= Network access server =

Device providing access to a network

A network access server (NAS) is a group of components that provides remote users with a point of access to a network.

==Overview==
A NAS concentrates dial-in and dial-out user communications. An access server may have a mixture of analog and digital interfaces and support hundreds of simultaneous users. A NAS consists of a communications processor that connects asynchronous devices to a LAN or WAN through network and terminal emulation software. It performs both synchronous and asynchronous routing of supported protocols.

The NAS is meant to act as a gateway to guard access to a protected resource. This can be anything from a telephone network, to printers, to the Internet. A client connects to the NAS. The NAS then connects to another resource asking whether the client's supplied credentials are valid. Based on that answer the NAS then allows or disallows access to the protected resource.

==Examples==
The above translates into different implementations for different uses. Here are some examples.

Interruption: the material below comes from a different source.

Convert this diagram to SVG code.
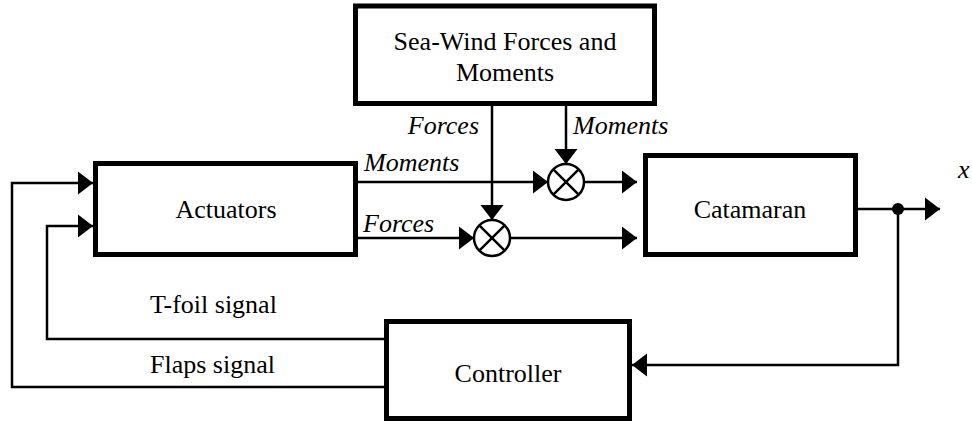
<svg xmlns="http://www.w3.org/2000/svg" width="972" height="427" viewBox="0 0 972 427">
<style>
.box{fill:#fff;stroke:#000;stroke-width:5}
.ln{fill:none;stroke:#000;stroke-width:2.5}
.t{font-family:"Liberation Serif","Times New Roman",serif;font-size:26px;fill:#000}
.i{font-style:italic}
</style>
<defs>
<marker id="ah" markerUnits="userSpaceOnUse" markerWidth="16" markerHeight="24" refX="15" refY="11.5" orient="auto" overflow="visible">
<path d="M0,0 L15,11.5 L0,23 Z" fill="#000"/>
</marker>
</defs>
<rect width="972" height="427" fill="#fff"/>
<g id="connectors">
<path class="ln" d="M492,106 V220" marker-end="url(#ah)"/>
<path class="ln" d="M566,106 V164" marker-end="url(#ah)"/>
<path class="ln" d="M358,182 H548" marker-end="url(#ah)"/>
<path class="ln" d="M358,238 H474" marker-end="url(#ah)"/>
<path class="ln" d="M584,182 H637" marker-end="url(#ah)"/>
<path class="ln" d="M510,238 H637" marker-end="url(#ah)"/>
<path class="ln" d="M858,209 H940" marker-end="url(#ah)"/>
<path class="ln" d="M898,209 V365 H632" marker-end="url(#ah)"/>
<circle cx="898" cy="209" r="6" fill="#000"/>
<path class="ln" d="M384,339 H47 V226 H93" marker-end="url(#ah)"/>
<path class="ln" d="M384,387 H12 V183 H93" marker-end="url(#ah)"/>
<text class="t i" x="479" y="134" text-anchor="end">Forces</text>
<text class="t i" x="573" y="134">Moments</text>
<text class="t i" x="364" y="171">Moments</text>
<text class="t i" x="363" y="232">Forces</text>
<text class="t i" x="958" y="178">x</text>
<text class="t" x="150" y="313">T-foil signal</text>
<text class="t" x="150" y="373">Flaps signal</text>
</g>
<g id="mult-moments">
<circle class="ln" cx="566" cy="182" r="18" fill="#fff"/>
<path class="ln" d="M553.3,169.3 L578.7,194.7 M578.7,169.3 L553.3,194.7"/>
</g>
<g id="mult-forces">
<circle class="ln" cx="492" cy="238" r="18" fill="#fff"/>
<path class="ln" d="M479.3,225.3 L504.7,250.7 M504.7,225.3 L479.3,250.7"/>
</g>
<g id="seawind">
<rect class="box" x="355.5" y="6" width="299" height="97.5"/>
<text class="t" x="505" y="50" text-anchor="middle">Sea-Wind Forces and</text>
<text class="t" x="505" y="81" text-anchor="middle">Moments</text>
</g>
<g id="actuators">
<rect class="box" x="95.5" y="163.5" width="260" height="91"/>
<text class="t" x="226" y="218" text-anchor="middle">Actuators</text>
</g>
<g id="catamaran">
<rect class="box" x="645.5" y="155.5" width="210" height="99"/>
<text class="t" x="750" y="218" text-anchor="middle">Catamaran</text>
</g>
<g id="controller">
<rect class="box" x="386.5" y="321.5" width="243" height="97"/>
<text class="t" x="508" y="382" text-anchor="middle">Controller</text>
</g>
</svg>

- An Internet service provider which provides network access via common modem or modem-like devices (be it PSTN, DSL, cable or GPRS/UMTS) can have one or more NAS (network access server) devices which accept PPP, PPPoE or PPTP connections, checking credentials and recording accounting data via back-end RADIUS servers, and allowing users access through that connection.
- The captive portal mechanism used by many WiFi providers: a user wants to access the Internet and opens a browser. The NAS detects that the user is not currently authorized to have access to the Internet, so the NAS prompts the user for their username and password. The user supplies them and sends them back to the NAS. The NAS then uses the RADIUS protocol to connect to an AAA server and passes off the username and password. The RADIUS server searches through its resources and finds that the credentials are valid and notifies the NAS that it should grant the access. The NAS then grants the user access to the Internet.
- Another use of a NAS would be in voice over IP (VoIP). However, instead of using a username and password, many times a phone number or IP Address are used. If the phone number is a valid customer then the call can be completed. Other uses might be to verify whether a phone number has long distance access or a telephone card has minutes left.

==Associated protocols==
Although not required, NASs are almost exclusively used with authentication, authorization, and accounting (AAA) servers. Of the AAA protocols available, RADIUS tends to be the most widely used. The Diameter base protocol extends RADIUS services by providing error handling and inter-domain communications. This protocol is used in networks like the IP Multimedia Subsystem (IMS).